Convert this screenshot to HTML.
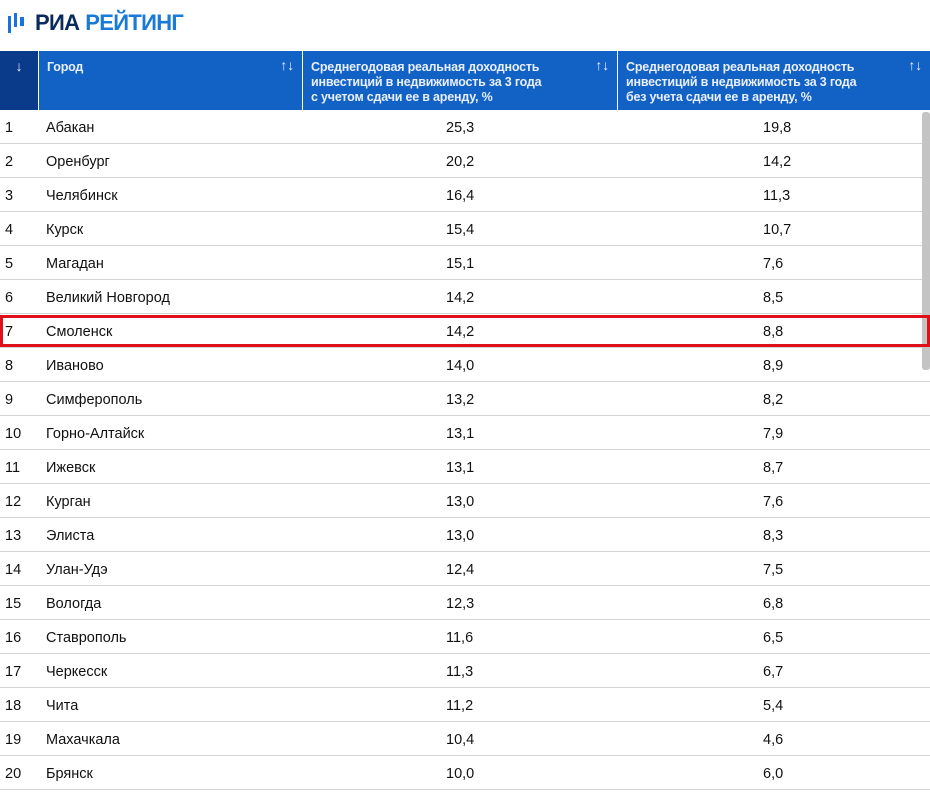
<!DOCTYPE html><html><head><meta charset="utf-8"><style>
body{margin:0;width:930px;height:793px;background:#fff;font-family:"Liberation Sans","DejaVu Sans",sans-serif;position:relative;overflow:hidden}
.logo{position:absolute;left:7px;top:9px;height:28px;display:flex;align-items:center}
.logo b{font-size:22px;font-weight:bold;letter-spacing:-0.7px}
.hdr{position:absolute;top:51px;left:0;width:930px;height:59px}
.h{position:absolute;top:0;height:59px;background:#1261c4;color:#e8efff;font-size:12.5px;font-weight:bold;line-height:15px;box-sizing:border-box;padding:9px 30px 0 8px;white-space:nowrap;letter-spacing:-0.2px}
.h .s{position:absolute;right:8px;top:7px;font-size:14px;font-weight:normal}
.row{position:absolute;left:0;width:930px;height:34px;border-bottom:1px solid #d4d4d4;box-sizing:border-box;font-size:14.5px;color:#111}
.row span{position:absolute;top:10px}
.c1{left:5px}.c2{left:46px}.c3{left:446px}.c4{left:763px}
</style></head><body>
<div class="logo"><svg width="26" height="24"><rect x="1" y="5" width="3" height="17" fill="#1a73d8"/><rect x="7" y="2" width="3" height="14" fill="#1a73d8"/><rect x="13" y="6" width="4" height="9" fill="#1a73d8"/></svg><b style="color:#0b2a5c;margin-left:2px">РИА</b><b style="color:#1a7ad8;margin-left:6px">РЕЙТИНГ</b></div>
<div class="hdr">
<div class="h" style="left:0;width:38px;background:#0a3b8a;text-align:center;padding:8px 0 0 0;font-weight:normal;font-size:14px">↓</div>
<div class="h" style="left:39px;width:263px">Город<span class="s">↑↓</span></div>
<div class="h" style="left:303px;width:314px">Среднегодовая реальная доходность<br>инвестиций в недвижимость за 3 года<br>с учетом сдачи ее в аренду, %<span class="s">↑↓</span></div>
<div class="h" style="left:618px;width:312px">Среднегодовая реальная доходность<br>инвестиций в недвижимость за 3 года<br>без учета сдачи ее в аренду, %<span class="s">↑↓</span></div>
</div>
<div class="row" style="top:110px"><span class="c1">1</span><span class="c2">Абакан</span><span class="c3">25,3</span><span class="c4">19,8</span></div>
<div class="row" style="top:144px"><span class="c1">2</span><span class="c2">Оренбург</span><span class="c3">20,2</span><span class="c4">14,2</span></div>
<div class="row" style="top:178px"><span class="c1">3</span><span class="c2">Челябинск</span><span class="c3">16,4</span><span class="c4">11,3</span></div>
<div class="row" style="top:212px"><span class="c1">4</span><span class="c2">Курск</span><span class="c3">15,4</span><span class="c4">10,7</span></div>
<div class="row" style="top:246px"><span class="c1">5</span><span class="c2">Магадан</span><span class="c3">15,1</span><span class="c4">7,6</span></div>
<div class="row" style="top:280px"><span class="c1">6</span><span class="c2">Великий Новгород</span><span class="c3">14,2</span><span class="c4">8,5</span></div>
<div class="row" style="top:314px"><span class="c1">7</span><span class="c2">Смоленск</span><span class="c3">14,2</span><span class="c4">8,8</span></div>
<div class="row" style="top:348px"><span class="c1">8</span><span class="c2">Иваново</span><span class="c3">14,0</span><span class="c4">8,9</span></div>
<div class="row" style="top:382px"><span class="c1">9</span><span class="c2">Симферополь</span><span class="c3">13,2</span><span class="c4">8,2</span></div>
<div class="row" style="top:416px"><span class="c1">10</span><span class="c2">Горно-Алтайск</span><span class="c3">13,1</span><span class="c4">7,9</span></div>
<div class="row" style="top:450px"><span class="c1">11</span><span class="c2">Ижевск</span><span class="c3">13,1</span><span class="c4">8,7</span></div>
<div class="row" style="top:484px"><span class="c1">12</span><span class="c2">Курган</span><span class="c3">13,0</span><span class="c4">7,6</span></div>
<div class="row" style="top:518px"><span class="c1">13</span><span class="c2">Элиста</span><span class="c3">13,0</span><span class="c4">8,3</span></div>
<div class="row" style="top:552px"><span class="c1">14</span><span class="c2">Улан-Удэ</span><span class="c3">12,4</span><span class="c4">7,5</span></div>
<div class="row" style="top:586px"><span class="c1">15</span><span class="c2">Вологда</span><span class="c3">12,3</span><span class="c4">6,8</span></div>
<div class="row" style="top:620px"><span class="c1">16</span><span class="c2">Ставрополь</span><span class="c3">11,6</span><span class="c4">6,5</span></div>
<div class="row" style="top:654px"><span class="c1">17</span><span class="c2">Черкесск</span><span class="c3">11,3</span><span class="c4">6,7</span></div>
<div class="row" style="top:688px"><span class="c1">18</span><span class="c2">Чита</span><span class="c3">11,2</span><span class="c4">5,4</span></div>
<div class="row" style="top:722px"><span class="c1">19</span><span class="c2">Махачкала</span><span class="c3">10,4</span><span class="c4">4,6</span></div>
<div class="row" style="top:756px"><span class="c1">20</span><span class="c2">Брянск</span><span class="c3">10,0</span><span class="c4">6,0</span></div>
<div style="position:absolute;left:922px;top:112px;width:8px;height:258px;background:#c4c4c4;border-radius:3px"></div>
<div style="position:absolute;left:0;top:315px;width:930px;height:32px;border:3px solid #e0101a;box-sizing:border-box"></div>
</body></html>
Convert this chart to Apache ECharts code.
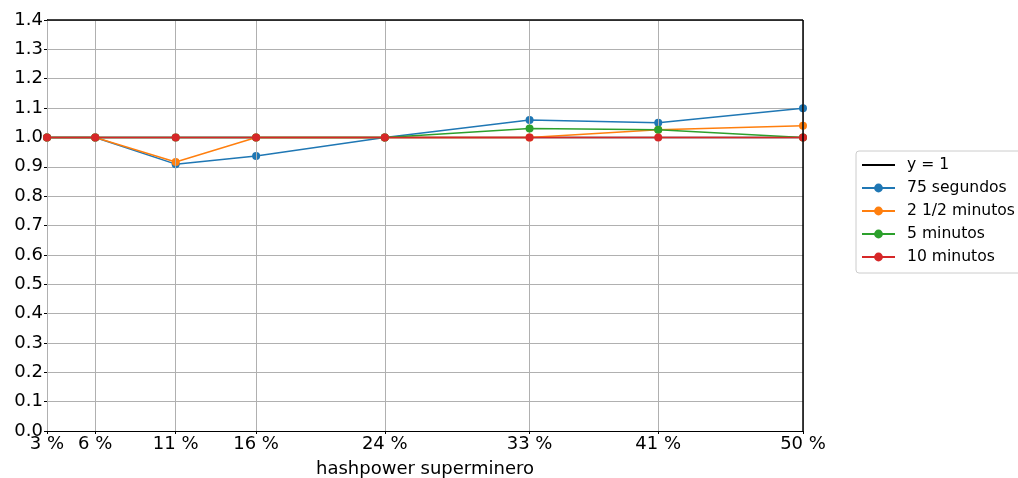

■ Short exercise
Repeat the listing in full and exactly. Leave any pictures out.

■ The solution
Convert this screenshot to HTML.
<!DOCTYPE html><html><head><meta charset="utf-8"><style>
body{margin:0;width:930px;height:793px;background:#fff;font-family:"Liberation Sans","DejaVu Sans",sans-serif;position:relative;overflow:hidden}
.logo{position:absolute;left:7px;top:9px;height:28px;display:flex;align-items:center}
.logo b{font-size:22px;font-weight:bold;letter-spacing:-0.7px}
.hdr{position:absolute;top:51px;left:0;width:930px;height:59px}
.h{position:absolute;top:0;height:59px;background:#1261c4;color:#e8efff;font-size:12.5px;font-weight:bold;line-height:15px;box-sizing:border-box;padding:9px 30px 0 8px;white-space:nowrap;letter-spacing:-0.2px}
.h .s{position:absolute;right:8px;top:7px;font-size:14px;font-weight:normal}
.row{position:absolute;left:0;width:930px;height:34px;border-bottom:1px solid #d4d4d4;box-sizing:border-box;font-size:14.5px;color:#111}
.row span{position:absolute;top:10px}
.c1{left:5px}.c2{left:46px}.c3{left:446px}.c4{left:763px}
</style></head><body>
<div class="logo"><svg width="26" height="24"><rect x="1" y="5" width="3" height="17" fill="#1a73d8"/><rect x="7" y="2" width="3" height="14" fill="#1a73d8"/><rect x="13" y="6" width="4" height="9" fill="#1a73d8"/></svg><b style="color:#0b2a5c;margin-left:2px">РИА</b><b style="color:#1a7ad8;margin-left:6px">РЕЙТИНГ</b></div>
<div class="hdr">
<div class="h" style="left:0;width:38px;background:#0a3b8a;text-align:center;padding:8px 0 0 0;font-weight:normal;font-size:14px">↓</div>
<div class="h" style="left:39px;width:263px">Город<span class="s">↑↓</span></div>
<div class="h" style="left:303px;width:314px">Среднегодовая реальная доходность<br>инвестиций в недвижимость за 3 года<br>с учетом сдачи ее в аренду, %<span class="s">↑↓</span></div>
<div class="h" style="left:618px;width:312px">Среднегодовая реальная доходность<br>инвестиций в недвижимость за 3 года<br>без учета сдачи ее в аренду, %<span class="s">↑↓</span></div>
</div>
<div class="row" style="top:110px"><span class="c1">1</span><span class="c2">Абакан</span><span class="c3">25,3</span><span class="c4">19,8</span></div>
<div class="row" style="top:144px"><span class="c1">2</span><span class="c2">Оренбург</span><span class="c3">20,2</span><span class="c4">14,2</span></div>
<div class="row" style="top:178px"><span class="c1">3</span><span class="c2">Челябинск</span><span class="c3">16,4</span><span class="c4">11,3</span></div>
<div class="row" style="top:212px"><span class="c1">4</span><span class="c2">Курск</span><span class="c3">15,4</span><span class="c4">10,7</span></div>
<div class="row" style="top:246px"><span class="c1">5</span><span class="c2">Магадан</span><span class="c3">15,1</span><span class="c4">7,6</span></div>
<div class="row" style="top:280px"><span class="c1">6</span><span class="c2">Великий Новгород</span><span class="c3">14,2</span><span class="c4">8,5</span></div>
<div class="row" style="top:314px"><span class="c1">7</span><span class="c2">Смоленск</span><span class="c3">14,2</span><span class="c4">8,8</span></div>
<div class="row" style="top:348px"><span class="c1">8</span><span class="c2">Иваново</span><span class="c3">14,0</span><span class="c4">8,9</span></div>
<div class="row" style="top:382px"><span class="c1">9</span><span class="c2">Симферополь</span><span class="c3">13,2</span><span class="c4">8,2</span></div>
<div class="row" style="top:416px"><span class="c1">10</span><span class="c2">Горно-Алтайск</span><span class="c3">13,1</span><span class="c4">7,9</span></div>
<div class="row" style="top:450px"><span class="c1">11</span><span class="c2">Ижевск</span><span class="c3">13,1</span><span class="c4">8,7</span></div>
<div class="row" style="top:484px"><span class="c1">12</span><span class="c2">Курган</span><span class="c3">13,0</span><span class="c4">7,6</span></div>
<div class="row" style="top:518px"><span class="c1">13</span><span class="c2">Элиста</span><span class="c3">13,0</span><span class="c4">8,3</span></div>
<div class="row" style="top:552px"><span class="c1">14</span><span class="c2">Улан-Удэ</span><span class="c3">12,4</span><span class="c4">7,5</span></div>
<div class="row" style="top:586px"><span class="c1">15</span><span class="c2">Вологда</span><span class="c3">12,3</span><span class="c4">6,8</span></div>
<div class="row" style="top:620px"><span class="c1">16</span><span class="c2">Ставрополь</span><span class="c3">11,6</span><span class="c4">6,5</span></div>
<div class="row" style="top:654px"><span class="c1">17</span><span class="c2">Черкесск</span><span class="c3">11,3</span><span class="c4">6,7</span></div>
<div class="row" style="top:688px"><span class="c1">18</span><span class="c2">Чита</span><span class="c3">11,2</span><span class="c4">5,4</span></div>
<div class="row" style="top:722px"><span class="c1">19</span><span class="c2">Махачкала</span><span class="c3">10,4</span><span class="c4">4,6</span></div>
<div class="row" style="top:756px"><span class="c1">20</span><span class="c2">Брянск</span><span class="c3">10,0</span><span class="c4">6,0</span></div>
<div style="position:absolute;left:922px;top:112px;width:8px;height:258px;background:#c4c4c4;border-radius:3px"></div>
<div style="position:absolute;left:0;top:315px;width:930px;height:32px;border:3px solid #e0101a;box-sizing:border-box"></div>
</body></html>
Convert this chart to Apache ECharts code.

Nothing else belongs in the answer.